Work to complete: The material below has pictures in it. Set down only the lines from the line containing "Rebuild this diagram" through the line containing "rotate=232] (CO) at", word for word, and leave the pictures behind.

Entries taken from a collection
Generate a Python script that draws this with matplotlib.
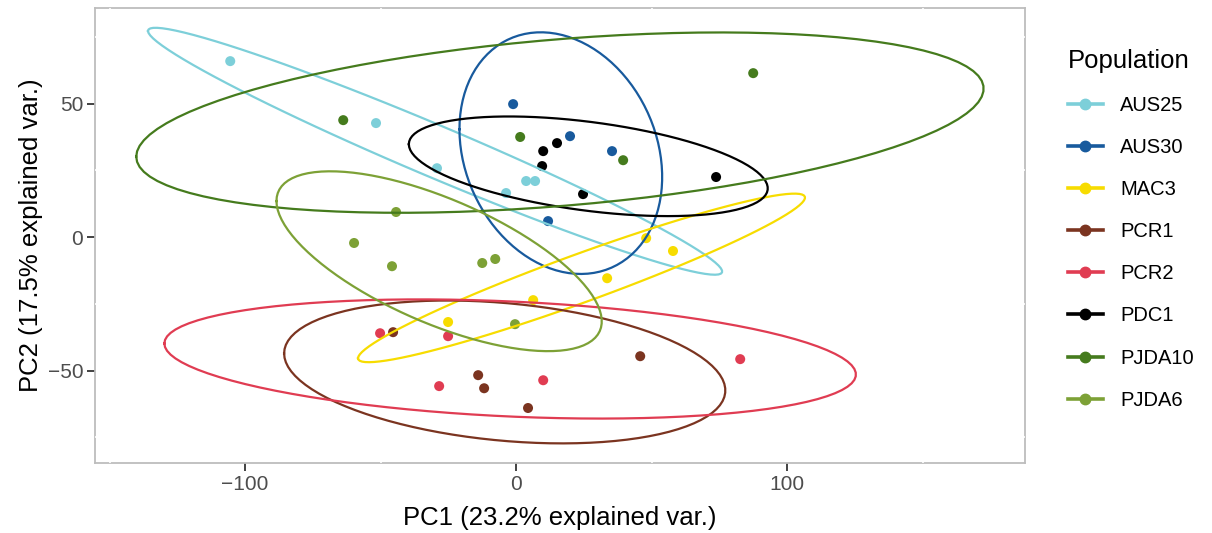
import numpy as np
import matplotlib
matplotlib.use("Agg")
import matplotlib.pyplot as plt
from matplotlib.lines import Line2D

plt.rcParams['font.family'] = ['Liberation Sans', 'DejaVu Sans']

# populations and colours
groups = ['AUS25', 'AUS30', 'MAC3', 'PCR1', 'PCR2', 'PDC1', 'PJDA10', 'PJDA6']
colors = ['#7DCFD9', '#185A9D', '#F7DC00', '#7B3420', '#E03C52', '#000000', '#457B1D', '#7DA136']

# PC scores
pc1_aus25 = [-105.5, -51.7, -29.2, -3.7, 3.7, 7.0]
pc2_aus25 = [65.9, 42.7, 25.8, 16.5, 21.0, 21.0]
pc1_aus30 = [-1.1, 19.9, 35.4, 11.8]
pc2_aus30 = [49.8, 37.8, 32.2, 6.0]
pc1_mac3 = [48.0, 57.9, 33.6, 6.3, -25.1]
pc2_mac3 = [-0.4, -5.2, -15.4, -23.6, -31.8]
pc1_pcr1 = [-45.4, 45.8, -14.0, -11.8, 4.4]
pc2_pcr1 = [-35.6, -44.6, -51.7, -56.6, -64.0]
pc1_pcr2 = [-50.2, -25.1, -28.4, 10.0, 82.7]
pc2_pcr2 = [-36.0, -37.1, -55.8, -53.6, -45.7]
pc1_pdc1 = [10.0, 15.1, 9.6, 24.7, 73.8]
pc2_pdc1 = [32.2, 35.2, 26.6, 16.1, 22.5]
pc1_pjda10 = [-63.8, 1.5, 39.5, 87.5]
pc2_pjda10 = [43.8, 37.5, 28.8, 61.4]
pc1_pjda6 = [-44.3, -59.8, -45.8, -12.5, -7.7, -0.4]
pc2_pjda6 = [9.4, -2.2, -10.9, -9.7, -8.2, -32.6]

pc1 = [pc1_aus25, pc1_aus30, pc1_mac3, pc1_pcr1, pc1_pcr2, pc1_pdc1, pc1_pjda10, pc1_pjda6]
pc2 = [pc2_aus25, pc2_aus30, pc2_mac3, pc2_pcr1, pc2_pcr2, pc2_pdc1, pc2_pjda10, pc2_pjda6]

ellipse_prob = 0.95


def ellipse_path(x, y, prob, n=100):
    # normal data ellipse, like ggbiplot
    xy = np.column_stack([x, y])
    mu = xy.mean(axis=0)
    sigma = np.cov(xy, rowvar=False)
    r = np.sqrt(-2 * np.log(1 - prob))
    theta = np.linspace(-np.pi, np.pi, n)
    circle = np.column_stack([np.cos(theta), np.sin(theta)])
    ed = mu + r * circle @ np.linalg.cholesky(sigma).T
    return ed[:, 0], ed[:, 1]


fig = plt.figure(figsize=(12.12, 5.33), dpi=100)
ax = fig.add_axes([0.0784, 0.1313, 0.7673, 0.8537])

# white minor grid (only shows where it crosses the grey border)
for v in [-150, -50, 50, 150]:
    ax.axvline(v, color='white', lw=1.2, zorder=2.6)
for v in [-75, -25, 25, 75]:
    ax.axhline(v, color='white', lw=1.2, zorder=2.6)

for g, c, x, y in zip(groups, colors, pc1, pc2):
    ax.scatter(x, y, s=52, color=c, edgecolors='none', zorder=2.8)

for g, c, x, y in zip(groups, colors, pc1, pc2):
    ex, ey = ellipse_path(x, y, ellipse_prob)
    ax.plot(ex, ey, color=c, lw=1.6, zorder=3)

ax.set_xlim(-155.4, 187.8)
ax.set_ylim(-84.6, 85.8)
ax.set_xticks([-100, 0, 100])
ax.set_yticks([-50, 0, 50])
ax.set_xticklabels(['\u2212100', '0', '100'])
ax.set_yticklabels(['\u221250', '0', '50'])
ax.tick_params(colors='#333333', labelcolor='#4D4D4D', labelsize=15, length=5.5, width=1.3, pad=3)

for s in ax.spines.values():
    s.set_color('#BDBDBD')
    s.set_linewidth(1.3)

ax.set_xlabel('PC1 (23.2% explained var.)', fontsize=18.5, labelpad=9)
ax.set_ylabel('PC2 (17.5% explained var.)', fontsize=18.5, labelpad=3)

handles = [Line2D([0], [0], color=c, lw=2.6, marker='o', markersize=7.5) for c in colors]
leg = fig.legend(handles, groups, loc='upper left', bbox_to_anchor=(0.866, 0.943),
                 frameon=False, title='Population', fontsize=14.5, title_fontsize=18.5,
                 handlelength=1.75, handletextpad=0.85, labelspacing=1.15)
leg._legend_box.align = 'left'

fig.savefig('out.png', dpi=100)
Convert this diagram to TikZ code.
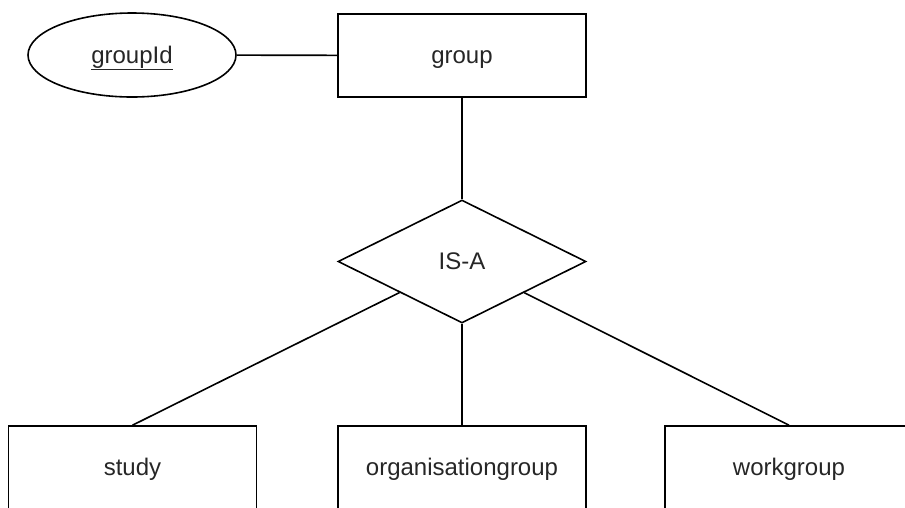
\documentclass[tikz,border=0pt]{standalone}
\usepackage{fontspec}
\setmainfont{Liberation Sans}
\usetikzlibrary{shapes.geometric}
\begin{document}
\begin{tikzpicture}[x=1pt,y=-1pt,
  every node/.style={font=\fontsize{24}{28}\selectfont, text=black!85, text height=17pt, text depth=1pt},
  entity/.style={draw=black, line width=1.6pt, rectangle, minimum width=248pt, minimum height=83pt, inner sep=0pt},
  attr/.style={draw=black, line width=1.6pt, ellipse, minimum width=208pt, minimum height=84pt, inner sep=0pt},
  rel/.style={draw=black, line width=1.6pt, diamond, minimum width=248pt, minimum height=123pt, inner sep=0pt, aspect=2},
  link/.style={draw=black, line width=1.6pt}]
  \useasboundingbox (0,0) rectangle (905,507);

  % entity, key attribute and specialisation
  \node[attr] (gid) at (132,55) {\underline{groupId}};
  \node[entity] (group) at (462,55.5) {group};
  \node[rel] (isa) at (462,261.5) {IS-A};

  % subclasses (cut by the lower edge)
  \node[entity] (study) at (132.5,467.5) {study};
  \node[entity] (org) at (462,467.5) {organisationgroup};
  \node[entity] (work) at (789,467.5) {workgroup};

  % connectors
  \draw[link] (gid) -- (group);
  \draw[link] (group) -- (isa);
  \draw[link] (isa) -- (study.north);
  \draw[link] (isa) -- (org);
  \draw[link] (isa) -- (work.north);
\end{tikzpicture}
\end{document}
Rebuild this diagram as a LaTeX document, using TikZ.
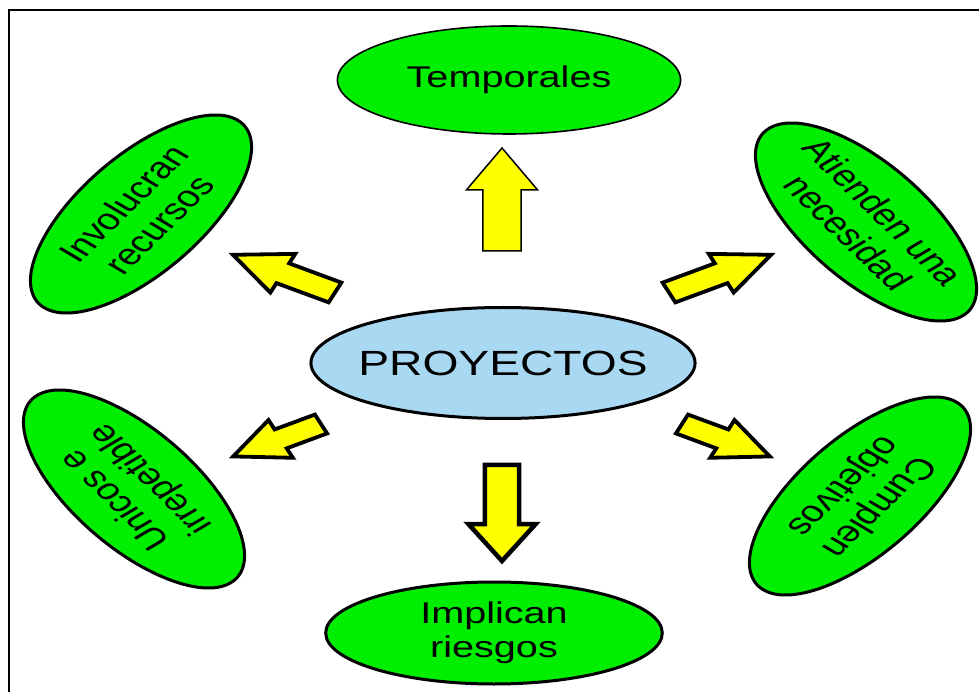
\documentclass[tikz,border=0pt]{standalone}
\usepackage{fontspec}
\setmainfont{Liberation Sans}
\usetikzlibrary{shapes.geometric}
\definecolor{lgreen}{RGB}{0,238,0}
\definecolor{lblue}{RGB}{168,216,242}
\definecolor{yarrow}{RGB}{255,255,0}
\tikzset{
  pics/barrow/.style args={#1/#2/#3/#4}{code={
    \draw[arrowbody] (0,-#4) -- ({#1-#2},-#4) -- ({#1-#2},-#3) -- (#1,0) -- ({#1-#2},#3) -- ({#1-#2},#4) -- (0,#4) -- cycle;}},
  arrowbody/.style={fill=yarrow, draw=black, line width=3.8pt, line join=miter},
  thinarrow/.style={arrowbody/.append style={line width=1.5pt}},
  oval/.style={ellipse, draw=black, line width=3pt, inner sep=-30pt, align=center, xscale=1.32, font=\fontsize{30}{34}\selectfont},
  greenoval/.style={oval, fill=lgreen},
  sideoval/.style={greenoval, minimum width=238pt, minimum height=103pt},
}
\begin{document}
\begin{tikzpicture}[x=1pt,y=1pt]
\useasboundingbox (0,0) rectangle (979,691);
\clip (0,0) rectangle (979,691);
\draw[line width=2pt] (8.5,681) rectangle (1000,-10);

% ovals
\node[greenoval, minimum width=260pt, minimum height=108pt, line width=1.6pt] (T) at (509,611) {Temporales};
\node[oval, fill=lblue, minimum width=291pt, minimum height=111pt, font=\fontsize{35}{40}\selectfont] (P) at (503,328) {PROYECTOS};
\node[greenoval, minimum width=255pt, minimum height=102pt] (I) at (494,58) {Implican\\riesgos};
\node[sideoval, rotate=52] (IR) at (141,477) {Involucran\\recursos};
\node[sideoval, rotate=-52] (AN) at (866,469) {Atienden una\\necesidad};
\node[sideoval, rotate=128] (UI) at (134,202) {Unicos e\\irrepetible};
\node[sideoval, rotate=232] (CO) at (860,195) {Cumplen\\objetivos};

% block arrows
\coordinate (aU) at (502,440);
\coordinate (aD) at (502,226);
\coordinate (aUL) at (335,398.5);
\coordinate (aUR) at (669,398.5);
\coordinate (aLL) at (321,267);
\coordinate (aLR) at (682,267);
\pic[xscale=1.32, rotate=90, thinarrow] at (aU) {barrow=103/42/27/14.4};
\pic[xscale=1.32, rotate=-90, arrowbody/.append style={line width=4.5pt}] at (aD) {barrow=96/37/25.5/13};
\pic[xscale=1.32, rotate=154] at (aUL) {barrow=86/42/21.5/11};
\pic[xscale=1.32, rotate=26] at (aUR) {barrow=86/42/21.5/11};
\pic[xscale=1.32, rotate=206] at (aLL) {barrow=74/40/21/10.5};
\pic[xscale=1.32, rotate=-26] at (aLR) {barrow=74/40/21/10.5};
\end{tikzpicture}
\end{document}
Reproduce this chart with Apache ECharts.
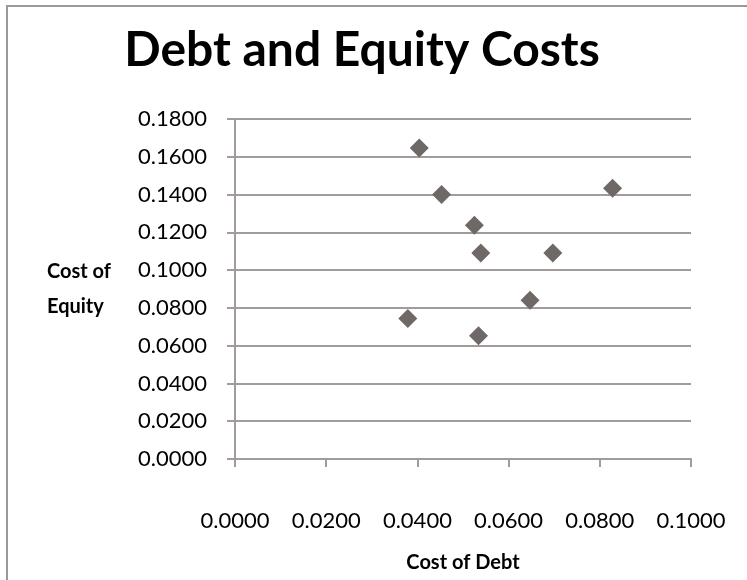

Output of the exercise:
Rebuild this diagram as a LaTeX document, using TikZ.
\documentclass[tikz,border=0pt]{standalone}
\usepackage{fontspec}
\setmainfont{Liberation Sans}
\usetikzlibrary{shapes.geometric}
\definecolor{lgreen}{RGB}{0,238,0}
\definecolor{lblue}{RGB}{168,216,242}
\definecolor{yarrow}{RGB}{255,255,0}
\tikzset{
  pics/barrow/.style args={#1/#2/#3/#4}{code={
    \draw[arrowbody] (0,-#4) -- ({#1-#2},-#4) -- ({#1-#2},-#3) -- (#1,0) -- ({#1-#2},#3) -- ({#1-#2},#4) -- (0,#4) -- cycle;}},
  arrowbody/.style={fill=yarrow, draw=black, line width=3.8pt, line join=miter},
  thinarrow/.style={arrowbody/.append style={line width=1.5pt}},
  oval/.style={ellipse, draw=black, line width=3pt, inner sep=-30pt, align=center, xscale=1.32, font=\fontsize{30}{34}\selectfont},
  greenoval/.style={oval, fill=lgreen},
  sideoval/.style={greenoval, minimum width=238pt, minimum height=103pt},
}
\begin{document}
\begin{tikzpicture}[x=1pt,y=1pt]
\useasboundingbox (0,0) rectangle (979,691);
\clip (0,0) rectangle (979,691);
\draw[line width=2pt] (8.5,681) rectangle (1000,-10);

% ovals
\node[greenoval, minimum width=260pt, minimum height=108pt, line width=1.6pt] (T) at (509,611) {Temporales};
\node[oval, fill=lblue, minimum width=291pt, minimum height=111pt, font=\fontsize{35}{40}\selectfont] (P) at (503,328) {PROYECTOS};
\node[greenoval, minimum width=255pt, minimum height=102pt] (I) at (494,58) {Implican\\riesgos};
\node[sideoval, rotate=52] (IR) at (141,477) {Involucran\\recursos};
\node[sideoval, rotate=-52] (AN) at (866,469) {Atienden una\\necesidad};
\node[sideoval, rotate=128] (UI) at (134,202) {Unicos e\\irrepetible};
\node[sideoval, rotate=232] (CO) at (860,195) {Cumplen\\objetivos};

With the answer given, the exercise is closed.